You don't need to Memoize fib_memo(), the memoisation is already built in! That's what the state variable %memo is for.

Once you remove that, the real performace shows up (This is for (1..100)):

c:\test>junk21
Benchmark: timing 10000 iterations of Memo, Normal...
      Memo:  1 wallclock secs ( 0.64 usr +  0.00 sys =  0.64 CPU) @ 15
+649.45/s (n=10000)
    Normal: 15 wallclock secs (14.98 usr +  0.01 sys = 14.99 CPU) @ 66
+7.07/s (n=10000)
[download]

The difference is all the clearer with my preferred cmpthese() (why do you use timethese()?):

c:\test>junk21
          Rate Normal   Memo
Normal   669/s     --   -96%
Memo   15573/s  2229%     --
[download]

I agree. Memoize can help a lot. Here's a little script that I use to get the 1000th, 2000th, 3000th number etc.

#!/usr/bin/perl

use strict;
use warnings;
use Math::Big qw/fibonacci/;
use Memoize;
memoize('fib', INSTALL => 'fastfib');

my $n = '1000';
print fib(), "\n";

sub fib {
    foreach  ($n) {
        my @fibonacci = fibonacci($n);
        print "$fibonacci[$n-1]", "\n";
    }
}
[download]

I thought this code looked a bit odd, so I took the trouble to install Math::Big and play with it.

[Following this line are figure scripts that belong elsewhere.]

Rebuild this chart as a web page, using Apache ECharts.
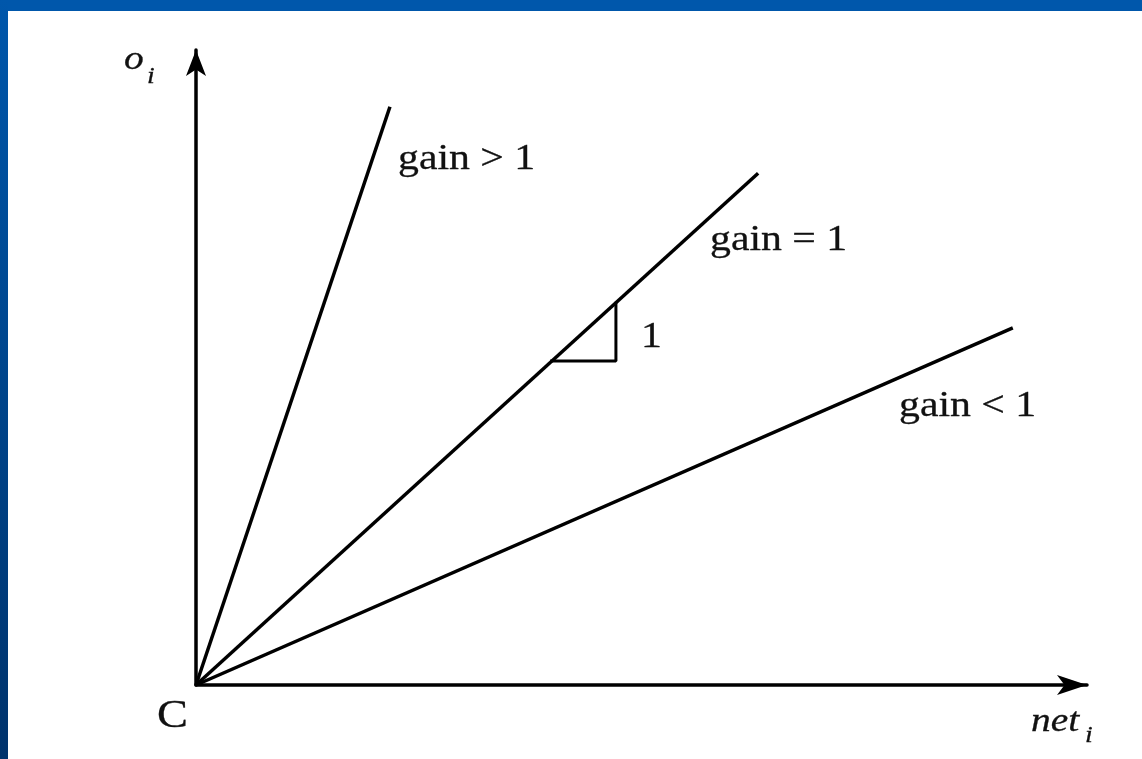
<!DOCTYPE html>
<html lang="en">
<head>
<meta charset="UTF-8">
<title>gain lines</title>
<script src="https://cdn.jsdelivr.net/npm/echarts@6/dist/echarts.min.js"></script>
</head>
<body style="margin: 0; background: #fff">
<div id="main" style="width: 1142px; height: 759px"></div>
<script>
    // data (x = net_i, y = o_i)
    let gainAbove = [[0, 0], [3.45, 11.3]];
    let gainOne = [[0, 0], [10, 10]];
    let gainBelow = [[0, 0], [14.53, 6.98]];
    let slopeMark = [[6.3, 6.33], [7.47, 6.33], [7.47, 7.49]];
    let xMax = 15.85, yMax = 12.41;

    let serif = '"Liberation Serif", "DejaVu Serif", serif';
    let stretch = 1.16;

    function txt(x, y, s, size, italic) {
        return {
            type: 'text', x: x, y: y, scaleX: stretch,
            style: {
                text: s, fill: '#111', stroke: '#111', lineWidth: 0.3,
                font: (italic ? 'italic ' : '') + size + 'px ' + serif,
                verticalAlign: 'middle', align: 'left'
            }
        };
    }

    function lineSeries(data, w) {
        return {
            type: 'line', data: data, symbol: 'none', animation: false,
            lineStyle: {color: '#000', width: w}
        };
    }

    let chart = echarts.init(document.getElementById('main'));
    chart.setOption({
        animation: false,
        grid: {left: 196, right: 55, top: 50, bottom: 74},
        xAxis: {
            type: 'value', min: 0, max: xMax,
            axisLine: {lineStyle: {color: '#000', width: 3.5}, symbol: ['none', 'arrow'], symbolSize: [15, 30]},
            axisTick: {show: false}, axisLabel: {show: false}, splitLine: {show: false}
        },
        yAxis: {
            type: 'value', min: 0, max: yMax,
            axisLine: {lineStyle: {color: '#000', width: 3.5}, symbol: ['none', 'arrow'], symbolSize: [15, 26]},
            axisTick: {show: false}, axisLabel: {show: false}, splitLine: {show: false}
        },
        series: [
            lineSeries(gainAbove, 3.5),
            lineSeries(gainOne, 3.5),
            lineSeries(gainBelow, 3.5),
            lineSeries(slopeMark, 3)
        ],
        graphic: [
            // blue slide frame
            {type: 'rect', shape: {x: 0, y: 0, width: 1142, height: 11}, style: {fill: '#0057ab'}},
            {
                type: 'rect', shape: {x: 0, y: 0, width: 8, height: 759},
                style: {
                    fill: new echarts.graphic.LinearGradient(0, 0, 0, 1, [
                        {offset: 0, color: '#0057ab'},
                        {offset: 1, color: '#00336c'}
                    ])
                }
            },
            txt(398, 160, 'gain > 1', 36),
            txt(710, 241, 'gain = 1', 36),
            txt(899, 407, 'gain < 1', 36),
            txt(641, 338, '1', 36),
            txt(157, 716, 'C', 40),
            txt(124, 60, 'o', 34, true),
            txt(147, 77, 'i', 24, true),
            txt(1031, 722, 'net', 34, true),
            txt(1085, 736, 'i', 24, true)
        ]
    });
</script>
</body>
</html>
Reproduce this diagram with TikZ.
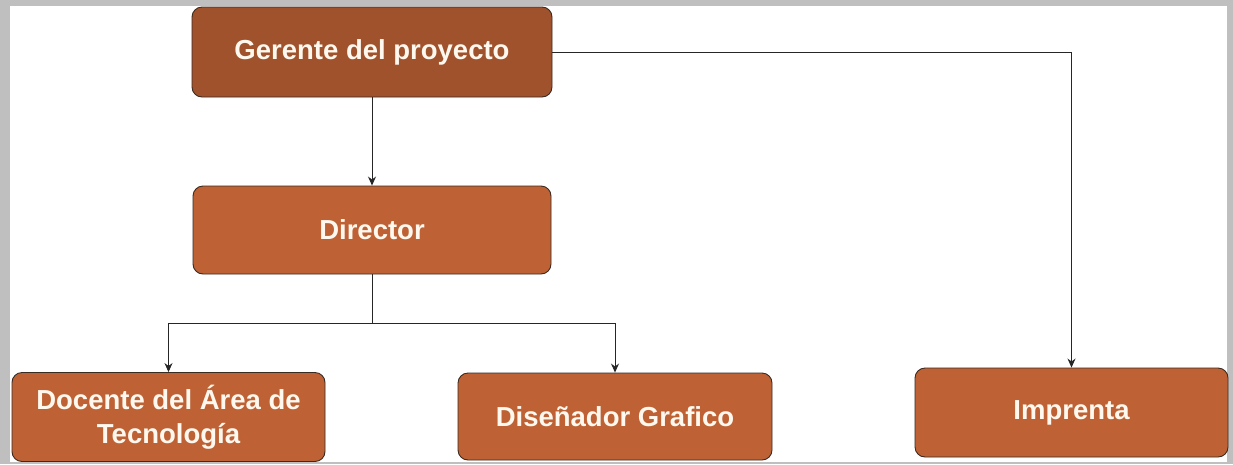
\documentclass[tikz,border=0pt]{standalone}
\usepackage{fontspec}
\setmainfont{Liberation Sans}
\usetikzlibrary{arrows.meta}
\definecolor{topfill}{HTML}{A0522D}
\definecolor{boxfill}{HTML}{BE6235}
\definecolor{boxline}{HTML}{3A2A20}
\definecolor{txt}{HTML}{FFF8EE}
\tikzset{
  orgbox/.style={draw=boxline, line width=0.9pt, fill=boxfill, rounded corners=10pt,
    minimum height=88pt, text=txt, font=\bfseries\fontsize{27.5}{34}\selectfont, align=center, inner sep=0pt},
  conn/.style={draw=black!85, line width=0.9pt},
  arr/.style={conn, -{Stealth[length=9pt,width=8pt]}}
}
\begin{document}
\begin{tikzpicture}[x=1pt,y=-1pt]
\useasboundingbox (0,0) rectangle (1233,464);
\fill[black!25] (0,0) rectangle (1233,464);
\fill[white] (10,6) rectangle (1227,462);
\node[orgbox, fill=topfill, minimum width=360pt, minimum height=90pt] (g) at (372,52) {Gerente del proyecto};
\node[orgbox, minimum width=358pt] (d) at (372,230) {Director};
\node[orgbox, minimum width=313pt, minimum height=89pt] (doc) at (168.5,417) {Docente del Área de\\Tecnología};
\node[orgbox, minimum width=314pt, minimum height=87pt] (dis) at (615,416.5) {Diseñador Grafico};
\node[orgbox, minimum width=313pt, minimum height=89pt] (imp) at (1071.5,412.5) {Imprenta};
\coordinate (j) at (372,323);
\draw[arr] (g.south) -- (d.north);
\draw[conn] (d.south) -- (j);
\draw[arr] (j) -| (doc.north);
\draw[arr] (j) -| (dis.north);
\draw[arr] (g.east) -| (imp.north);
\end{tikzpicture}
\end{document}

1. I think you have an "off by one" problem. $fibonacci[$n-1] does not appear to be correct.
2. The need for the fib subroutine is unclear to me.
3. This fibonacci subroutine in the Math::Big library appears to be so fast, that the need for Memoize is also unclear to me...this thing barfs out fibonacci(1000) with incredible speed!

Below is my testing code:

#!/usr/bin/perl

use strict;
use warnings;
use Math::Big qw/fibonacci/;

my $n=6;

print scalar(fibonacci($n)), "\n";
print "".fibonacci($n), "\n";  #another way to force scalar context
my @fibs = fibonacci($n);
print "@fibs\n";
print $fibs[-1],"\n";  #NOT $n-1, [$n] same as [-1] here.

foreach (1000,2000,3000)
{
   #print "".fibonacci($_), "\n\n";
   #prints HUGE numbers not shown below
}

__END__
prints:
.....testing the fibonacci of 6, which is indeed 8....
8
8
0 1 1 2 3 5 8
8
[download]

Anyway, I figure that we are getting pretty "far into the outfield" on this one. Yes, there is a library function for generating a fibonacci number. Yes, it is very fast. Yes, it can calculate these numbers to an incredible number of digits. No, it does not use a recursive algorithm. The library function likes to start the sequence at 0 instead of 1, but that is allowed within the definition of the sequence. Of course it is completely possible that I've misunderstood something - wouldn't be the first time...let me know.